■ Given exercise ■
Find every line in the records below that holds the word "this", and copy each one.

■ Records to process ■
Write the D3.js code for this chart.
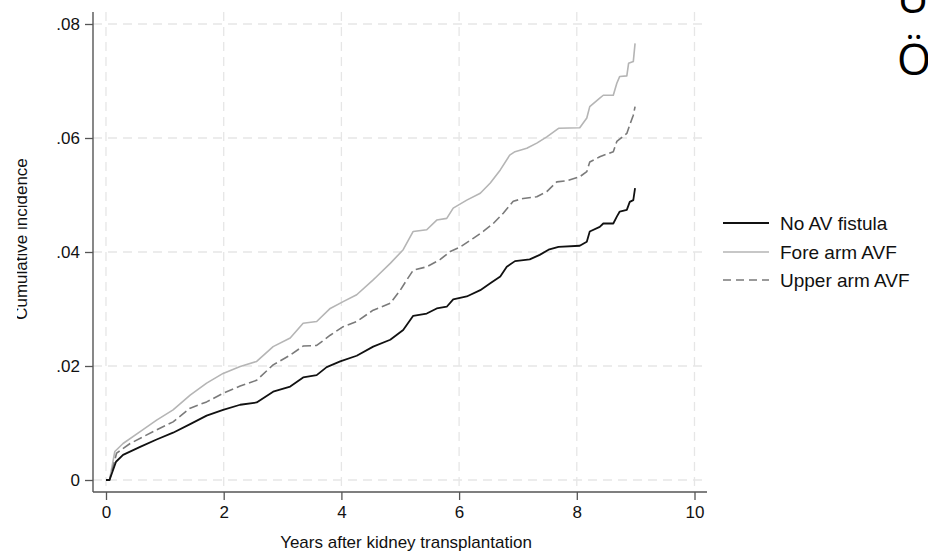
<!DOCTYPE html>
<html><head><meta charset="utf-8">
<script src="https://cdn.jsdelivr.net/npm/d3@7"></script>
<style>html,body{margin:0;padding:0;background:#fff;}svg{display:block;}</style>
</head><body>
<script>
const seriesNames = ["No AV fistula", "Fore arm AVF", "Upper arm AVF"];
const xTicks = [0, 2, 4, 6, 8, 10];
const yTicks = [0, 0.02, 0.04, 0.06, 0.08];
const yTickLabels = ["0", ".02", ".04", ".06", ".08"];
const xTitle = "Years after kidney transplantation";
const yTitle = "Cumulative incidence";

const noAvf = [[0,0],[0.06,0],[0.17,0.0032],[0.29,0.0044],[0.58,0.0058],[0.86,0.0071],[1.14,0.0083],[1.43,0.0098],[1.71,0.0113],[1.99,0.0123],[2.28,0.0132],[2.56,0.0136],[2.84,0.0155],[3.13,0.0164],[3.35,0.0180],[3.58,0.0184],[3.75,0.0198],[3.98,0.0208],[4.26,0.0218],[4.54,0.0234],[4.83,0.0246],[5.05,0.0263],[5.22,0.0288],[5.45,0.0292],[5.62,0.0301],[5.79,0.0304],[5.90,0.0317],[6.13,0.0322],[6.36,0.0333],[6.53,0.0345],[6.70,0.0357],[6.81,0.0374],[6.95,0.0384],[7.20,0.0387],[7.37,0.0395],[7.52,0.0404],[7.69,0.0409],[8.05,0.0411],[8.17,0.0418],[8.22,0.0436],[8.39,0.0444],[8.45,0.0450],[8.62,0.0450],[8.68,0.0462],[8.73,0.0471],[8.85,0.0474],[8.90,0.0488],[8.96,0.0491],[8.99,0.0512]];
const foreArm = [[0,0],[0.06,0],[0.15,0.0050],[0.29,0.0064],[0.58,0.0085],[0.86,0.0105],[1.14,0.0123],[1.43,0.0149],[1.71,0.0170],[1.99,0.0187],[2.28,0.0199],[2.56,0.0208],[2.84,0.0234],[3.13,0.0249],[3.35,0.0275],[3.58,0.0278],[3.81,0.0301],[4.03,0.0313],[4.26,0.0325],[4.54,0.0351],[4.60,0.0357],[4.83,0.0380],[5.05,0.0404],[5.22,0.0436],[5.45,0.0439],[5.62,0.0456],[5.79,0.0459],[5.90,0.0477],[6.13,0.0491],[6.36,0.0503],[6.53,0.0521],[6.70,0.0544],[6.86,0.0570],[6.95,0.0576],[7.15,0.0582],[7.32,0.0591],[7.49,0.0602],[7.69,0.0617],[8.05,0.0618],[8.17,0.0635],[8.22,0.0655],[8.39,0.0670],[8.45,0.0675],[8.62,0.0675],[8.68,0.0696],[8.73,0.0708],[8.85,0.0709],[8.88,0.0731],[8.96,0.0734],[8.99,0.0766]];
const upperArm = [[0,0],[0.06,0],[0.18,0.0047],[0.41,0.0064],[0.86,0.0088],[1.14,0.0102],[1.43,0.0126],[1.71,0.0137],[1.99,0.0152],[2.28,0.0165],[2.56,0.0175],[2.84,0.0202],[3.13,0.0219],[3.35,0.0235],[3.58,0.0236],[3.81,0.0254],[4.03,0.0269],[4.26,0.0278],[4.54,0.0298],[4.83,0.0310],[5.00,0.0333],[5.11,0.0351],[5.22,0.0368],[5.45,0.0374],[5.68,0.0387],[5.85,0.0401],[6.02,0.0409],[6.24,0.0424],[6.41,0.0436],[6.58,0.0450],[6.75,0.0468],[6.92,0.0489],[7.09,0.0494],[7.32,0.0497],[7.49,0.0506],[7.66,0.0523],[7.83,0.0525],[8.05,0.0532],[8.17,0.0541],[8.22,0.0558],[8.39,0.0567],[8.62,0.0576],[8.68,0.0594],[8.85,0.0608],[8.90,0.0623],[8.96,0.0640],[8.99,0.0655]];
const seriesData = [noAvf, foreArm, upperArm];

const W = 928, H = 553;
const svg = d3.select("body").append("svg").attr("width", W).attr("height", H)
  .style("font-family", "'Liberation Sans', Arial, sans-serif");

const x = d3.scaleLinear().domain([0, 10]).range([106, 694.5]);
const y = d3.scaleLinear().domain([0, 0.08]).range([480, 24]);
const pLeft = 93, pRight = 707, pTop = 12, pBottom = 492;

// grid
const grid = svg.append("g");
grid.selectAll("line.gx").data(xTicks).join("line").attr("class", "gx")
  .attr("x1", d => x(d)).attr("x2", d => x(d)).attr("y1", pTop).attr("y2", pBottom)
  .attr("stroke", "#e6e6e6").attr("stroke-width", 1.3).attr("stroke-dasharray", "9,6");
grid.selectAll("line.gy").data(yTicks).join("line").attr("class", "gy")
  .attr("x1", pLeft).attr("x2", pRight).attr("y1", d => y(d)).attr("y2", d => y(d))
  .attr("stroke", "#e6e6e6").attr("stroke-width", 1.3).attr("stroke-dasharray", "9,6");

// axes
const xAxis = d3.axisBottom(x).tickValues(xTicks).tickSize(8).tickPadding(6).tickSizeOuter(0);
const yAxis = d3.axisLeft(y).tickValues(yTicks).tickFormat((d, i) => yTickLabels[i]).tickSize(8).tickPadding(5).tickSizeOuter(0);
const gx = svg.append("g").attr("transform", `translate(0,${pBottom})`).call(xAxis);
const gy = svg.append("g").attr("transform", `translate(${pLeft},0)`).call(yAxis);
gx.select(".domain").attr("d", `M${pLeft},0H${pRight}`);
gy.select(".domain").attr("d", `M0,${pTop}V${pBottom}`);
[gx, gy].forEach(g => {
  g.select(".domain").attr("stroke", "#555").attr("stroke-width", 1.4);
  g.selectAll(".tick line").attr("stroke", "#555").attr("stroke-width", 1.3);
  g.selectAll(".tick text").attr("fill", "#111").style("font-size", "17px").style("font-family", "'Liberation Sans', Arial, sans-serif");
});

// lines
const styles = [
  {stroke: "#111", width: 1.8, dash: null},
  {stroke: "#b5b5b5", width: 1.6, dash: null},
  {stroke: "#7a7a7a", width: 1.6, dash: "9,4"}
];
const line = d3.line().x(d => x(d[0])).y(d => y(d[1]));
const order = [1, 2, 0];
order.forEach(i => {
  svg.append("path").datum(seriesData[i]).attr("d", line).attr("fill", "none")
    .attr("stroke", styles[i].stroke).attr("stroke-width", styles[i].width)
    .attr("stroke-dasharray", styles[i].dash).attr("stroke-linejoin", "round");
});

// legend
const legY = [223, 252, 280];
const leg = svg.append("g");
seriesNames.forEach((n, i) => {
  leg.append("line").attr("x1", 723).attr("x2", 769).attr("y1", legY[i]).attr("y2", legY[i])
    .attr("stroke", styles[i].stroke).attr("stroke-width", styles[i].width)
    .attr("stroke-dasharray", i === 2 ? "8,5" : null);
  leg.append("text").attr("x", 780).attr("y", legY[i] + 6.5).text(n)
    .attr("fill", "#111").style("font-size", "19px");
});

// titles
svg.append("text").attr("x", 406).attr("y", 548).attr("text-anchor", "middle")
  .attr("fill", "#111").style("font-size", "17px").text(xTitle);

const clip = svg.append("defs").append("clipPath").attr("id", "yclip");
clip.append("rect").attr("x", 17).attr("y", 0).attr("width", 60).attr("height", H);
svg.append("g").attr("clip-path", "url(#yclip)").append("text")
  .attr("transform", "translate(27,239) rotate(-90)").attr("text-anchor", "middle")
  .attr("fill", "#111").style("font-size", "17px").text(yTitle);

// cut-off slide text at top right
svg.append("text").attr("x", 897).attr("y", 13).attr("fill", "#000")
  .style("font-family", "'Open Sans', sans-serif").style("font-size", "44px").text("U");
svg.append("text").attr("x", 897).attr("y", 75).attr("fill", "#000")
  .style("font-family", "'Open Sans', sans-serif").style("font-size", "44px").text("Ö");
</script>
</body></html>
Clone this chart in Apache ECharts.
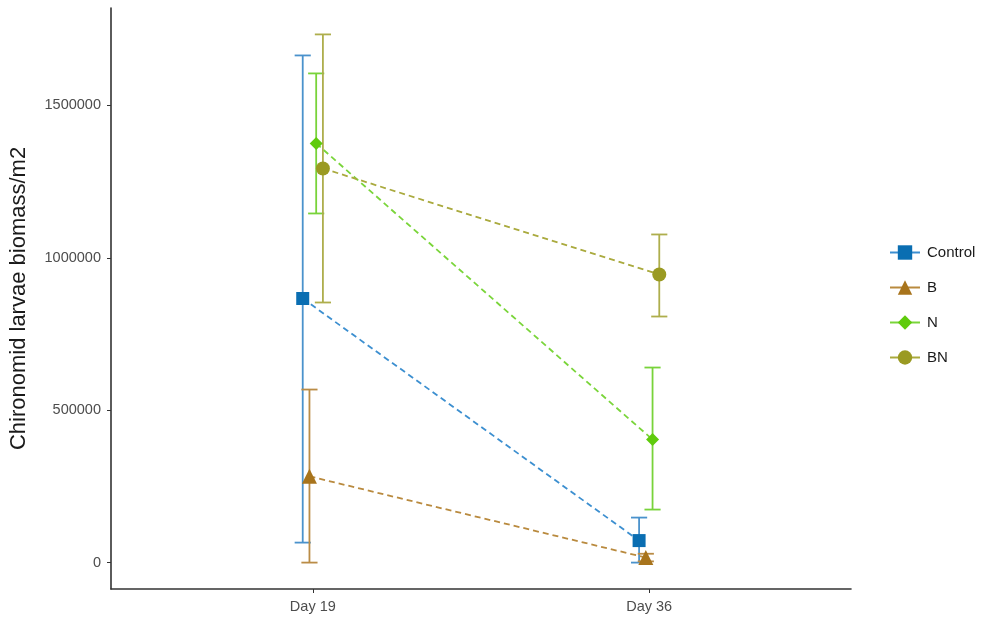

■ Reply to the task ■
Write the D3.js code for this chart.
Clone this chart in Apache ECharts.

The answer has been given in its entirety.